▶ Task objective
Find every line with the word "this". Copy those lines.

▶ Material for the task
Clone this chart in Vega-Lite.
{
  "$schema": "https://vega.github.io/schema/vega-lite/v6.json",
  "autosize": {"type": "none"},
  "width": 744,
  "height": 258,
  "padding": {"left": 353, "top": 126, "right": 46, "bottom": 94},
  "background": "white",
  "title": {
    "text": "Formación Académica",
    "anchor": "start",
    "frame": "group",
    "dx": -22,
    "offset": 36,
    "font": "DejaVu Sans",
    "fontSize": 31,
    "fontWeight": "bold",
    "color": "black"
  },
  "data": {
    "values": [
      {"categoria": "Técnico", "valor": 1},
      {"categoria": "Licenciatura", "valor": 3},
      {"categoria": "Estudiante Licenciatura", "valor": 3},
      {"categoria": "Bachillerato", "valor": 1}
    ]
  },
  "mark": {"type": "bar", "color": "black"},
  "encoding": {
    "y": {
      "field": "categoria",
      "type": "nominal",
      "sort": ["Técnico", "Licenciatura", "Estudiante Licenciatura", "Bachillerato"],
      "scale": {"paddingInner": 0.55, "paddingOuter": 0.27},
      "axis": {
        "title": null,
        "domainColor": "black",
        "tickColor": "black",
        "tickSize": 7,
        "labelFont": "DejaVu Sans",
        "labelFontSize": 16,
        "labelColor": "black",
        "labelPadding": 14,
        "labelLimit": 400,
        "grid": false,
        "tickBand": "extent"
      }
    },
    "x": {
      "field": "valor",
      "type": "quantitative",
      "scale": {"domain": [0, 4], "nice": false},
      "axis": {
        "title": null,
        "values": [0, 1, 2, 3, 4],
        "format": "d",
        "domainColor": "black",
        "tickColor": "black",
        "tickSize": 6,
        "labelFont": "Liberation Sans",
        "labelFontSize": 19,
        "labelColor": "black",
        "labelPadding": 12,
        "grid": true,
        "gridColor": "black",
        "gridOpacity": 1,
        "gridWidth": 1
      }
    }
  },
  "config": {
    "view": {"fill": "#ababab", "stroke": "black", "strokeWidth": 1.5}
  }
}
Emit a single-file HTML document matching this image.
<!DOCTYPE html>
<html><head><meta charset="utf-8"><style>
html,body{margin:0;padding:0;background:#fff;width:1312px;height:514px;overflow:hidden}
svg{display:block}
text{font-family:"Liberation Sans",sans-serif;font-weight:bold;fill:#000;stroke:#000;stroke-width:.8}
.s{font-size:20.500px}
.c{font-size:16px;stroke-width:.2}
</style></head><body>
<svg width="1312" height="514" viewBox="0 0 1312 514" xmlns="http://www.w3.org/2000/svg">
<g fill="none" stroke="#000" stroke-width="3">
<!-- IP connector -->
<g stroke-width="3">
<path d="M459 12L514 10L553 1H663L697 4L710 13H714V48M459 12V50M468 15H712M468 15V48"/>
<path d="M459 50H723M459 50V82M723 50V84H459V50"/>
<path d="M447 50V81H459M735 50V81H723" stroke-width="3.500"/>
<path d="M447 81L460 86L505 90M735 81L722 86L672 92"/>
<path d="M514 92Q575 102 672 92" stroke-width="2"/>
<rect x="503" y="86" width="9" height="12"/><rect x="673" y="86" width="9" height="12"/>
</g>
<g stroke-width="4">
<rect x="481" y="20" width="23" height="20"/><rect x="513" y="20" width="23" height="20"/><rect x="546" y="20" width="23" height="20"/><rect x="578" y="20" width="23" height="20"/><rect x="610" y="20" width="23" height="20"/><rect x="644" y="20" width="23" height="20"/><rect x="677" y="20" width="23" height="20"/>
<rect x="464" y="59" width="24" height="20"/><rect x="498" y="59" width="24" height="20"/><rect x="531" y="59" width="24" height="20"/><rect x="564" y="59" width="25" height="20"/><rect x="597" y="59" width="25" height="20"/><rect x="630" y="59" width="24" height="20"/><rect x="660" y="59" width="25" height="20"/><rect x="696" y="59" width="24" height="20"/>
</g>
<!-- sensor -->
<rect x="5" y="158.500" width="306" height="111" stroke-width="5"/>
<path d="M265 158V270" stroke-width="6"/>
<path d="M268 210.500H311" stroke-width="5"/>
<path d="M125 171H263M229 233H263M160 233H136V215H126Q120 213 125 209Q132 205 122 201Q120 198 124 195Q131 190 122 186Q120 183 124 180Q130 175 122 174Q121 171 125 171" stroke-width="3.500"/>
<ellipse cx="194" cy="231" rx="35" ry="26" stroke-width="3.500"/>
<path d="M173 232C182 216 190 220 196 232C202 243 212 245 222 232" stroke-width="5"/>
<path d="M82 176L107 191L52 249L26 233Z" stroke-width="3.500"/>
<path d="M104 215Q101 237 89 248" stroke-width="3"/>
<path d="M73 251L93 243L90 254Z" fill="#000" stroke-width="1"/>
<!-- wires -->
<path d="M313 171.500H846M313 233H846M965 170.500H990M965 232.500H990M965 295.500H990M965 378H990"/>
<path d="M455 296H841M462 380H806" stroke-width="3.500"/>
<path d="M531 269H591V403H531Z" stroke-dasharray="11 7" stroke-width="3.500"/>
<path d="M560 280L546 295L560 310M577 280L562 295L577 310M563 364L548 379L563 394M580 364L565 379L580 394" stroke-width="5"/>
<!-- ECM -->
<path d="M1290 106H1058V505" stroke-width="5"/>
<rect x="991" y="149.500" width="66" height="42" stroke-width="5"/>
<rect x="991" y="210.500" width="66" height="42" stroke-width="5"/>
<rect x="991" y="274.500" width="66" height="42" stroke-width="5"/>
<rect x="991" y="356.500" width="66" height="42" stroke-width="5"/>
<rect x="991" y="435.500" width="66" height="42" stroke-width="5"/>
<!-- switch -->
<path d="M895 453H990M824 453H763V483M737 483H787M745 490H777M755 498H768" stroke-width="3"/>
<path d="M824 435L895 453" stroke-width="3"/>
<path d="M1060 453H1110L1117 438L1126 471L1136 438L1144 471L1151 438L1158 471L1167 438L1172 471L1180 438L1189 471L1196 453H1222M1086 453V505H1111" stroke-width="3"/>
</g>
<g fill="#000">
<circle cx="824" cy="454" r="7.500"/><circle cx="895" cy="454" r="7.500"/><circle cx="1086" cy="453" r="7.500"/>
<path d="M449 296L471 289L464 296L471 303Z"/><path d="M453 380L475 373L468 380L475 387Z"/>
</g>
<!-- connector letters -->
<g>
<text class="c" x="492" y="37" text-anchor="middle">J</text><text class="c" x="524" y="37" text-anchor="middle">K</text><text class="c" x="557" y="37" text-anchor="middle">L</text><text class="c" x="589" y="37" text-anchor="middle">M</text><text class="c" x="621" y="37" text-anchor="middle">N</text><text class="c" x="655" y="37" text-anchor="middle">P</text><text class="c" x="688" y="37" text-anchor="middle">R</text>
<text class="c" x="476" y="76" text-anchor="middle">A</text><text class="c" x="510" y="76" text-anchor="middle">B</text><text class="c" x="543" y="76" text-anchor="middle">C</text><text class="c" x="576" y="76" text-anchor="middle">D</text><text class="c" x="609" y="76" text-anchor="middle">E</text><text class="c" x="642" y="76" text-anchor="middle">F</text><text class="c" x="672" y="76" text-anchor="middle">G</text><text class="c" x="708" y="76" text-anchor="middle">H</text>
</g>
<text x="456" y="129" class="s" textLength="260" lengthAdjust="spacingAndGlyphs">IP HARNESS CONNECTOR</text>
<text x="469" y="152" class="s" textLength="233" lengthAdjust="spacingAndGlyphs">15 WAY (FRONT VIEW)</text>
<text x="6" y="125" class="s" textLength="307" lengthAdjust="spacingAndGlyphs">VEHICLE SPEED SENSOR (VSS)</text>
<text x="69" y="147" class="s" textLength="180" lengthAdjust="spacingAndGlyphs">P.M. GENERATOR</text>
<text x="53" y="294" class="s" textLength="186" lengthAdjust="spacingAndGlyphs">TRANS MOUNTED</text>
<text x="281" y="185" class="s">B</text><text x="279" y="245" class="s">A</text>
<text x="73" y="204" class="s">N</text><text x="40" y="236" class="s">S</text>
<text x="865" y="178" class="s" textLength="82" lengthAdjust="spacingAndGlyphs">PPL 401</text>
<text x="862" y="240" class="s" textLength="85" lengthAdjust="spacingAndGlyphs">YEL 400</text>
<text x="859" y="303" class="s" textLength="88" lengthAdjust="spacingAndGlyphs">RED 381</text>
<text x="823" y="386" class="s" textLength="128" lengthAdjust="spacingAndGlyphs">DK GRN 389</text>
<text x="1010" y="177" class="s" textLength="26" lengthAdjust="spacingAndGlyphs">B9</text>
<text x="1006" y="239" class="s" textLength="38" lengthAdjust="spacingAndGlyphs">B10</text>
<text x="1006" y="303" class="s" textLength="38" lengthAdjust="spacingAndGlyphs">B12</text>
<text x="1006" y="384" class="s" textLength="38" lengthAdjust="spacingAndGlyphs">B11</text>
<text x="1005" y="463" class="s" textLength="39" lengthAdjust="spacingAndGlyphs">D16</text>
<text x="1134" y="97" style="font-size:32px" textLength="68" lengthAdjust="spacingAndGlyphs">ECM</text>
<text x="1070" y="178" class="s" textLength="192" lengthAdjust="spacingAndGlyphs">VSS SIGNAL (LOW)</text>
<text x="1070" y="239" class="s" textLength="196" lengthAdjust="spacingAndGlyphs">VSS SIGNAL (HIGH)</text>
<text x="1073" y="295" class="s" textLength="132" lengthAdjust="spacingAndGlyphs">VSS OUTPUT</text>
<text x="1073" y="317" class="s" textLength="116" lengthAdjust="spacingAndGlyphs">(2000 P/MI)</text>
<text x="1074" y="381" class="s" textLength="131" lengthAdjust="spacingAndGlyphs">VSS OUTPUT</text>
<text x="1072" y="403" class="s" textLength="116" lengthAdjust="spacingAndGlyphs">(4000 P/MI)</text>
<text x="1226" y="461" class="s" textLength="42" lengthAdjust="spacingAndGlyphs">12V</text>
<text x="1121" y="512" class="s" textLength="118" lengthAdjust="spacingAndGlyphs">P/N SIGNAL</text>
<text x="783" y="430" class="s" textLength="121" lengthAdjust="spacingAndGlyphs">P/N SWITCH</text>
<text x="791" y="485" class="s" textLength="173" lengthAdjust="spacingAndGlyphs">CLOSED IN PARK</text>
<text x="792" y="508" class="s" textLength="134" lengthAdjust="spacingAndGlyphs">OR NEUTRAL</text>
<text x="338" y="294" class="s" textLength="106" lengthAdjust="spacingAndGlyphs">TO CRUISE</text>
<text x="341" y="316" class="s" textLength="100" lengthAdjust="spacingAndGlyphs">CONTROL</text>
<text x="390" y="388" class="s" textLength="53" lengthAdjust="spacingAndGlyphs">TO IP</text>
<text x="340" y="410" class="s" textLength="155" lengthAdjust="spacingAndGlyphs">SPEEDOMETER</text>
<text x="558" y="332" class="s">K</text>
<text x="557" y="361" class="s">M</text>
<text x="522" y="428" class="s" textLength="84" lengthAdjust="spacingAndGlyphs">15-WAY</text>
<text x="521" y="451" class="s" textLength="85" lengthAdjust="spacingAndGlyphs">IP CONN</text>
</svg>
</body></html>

▶ The result
Clone this chart in Vega-Lite.
Emit a single-file HTML document matching this image.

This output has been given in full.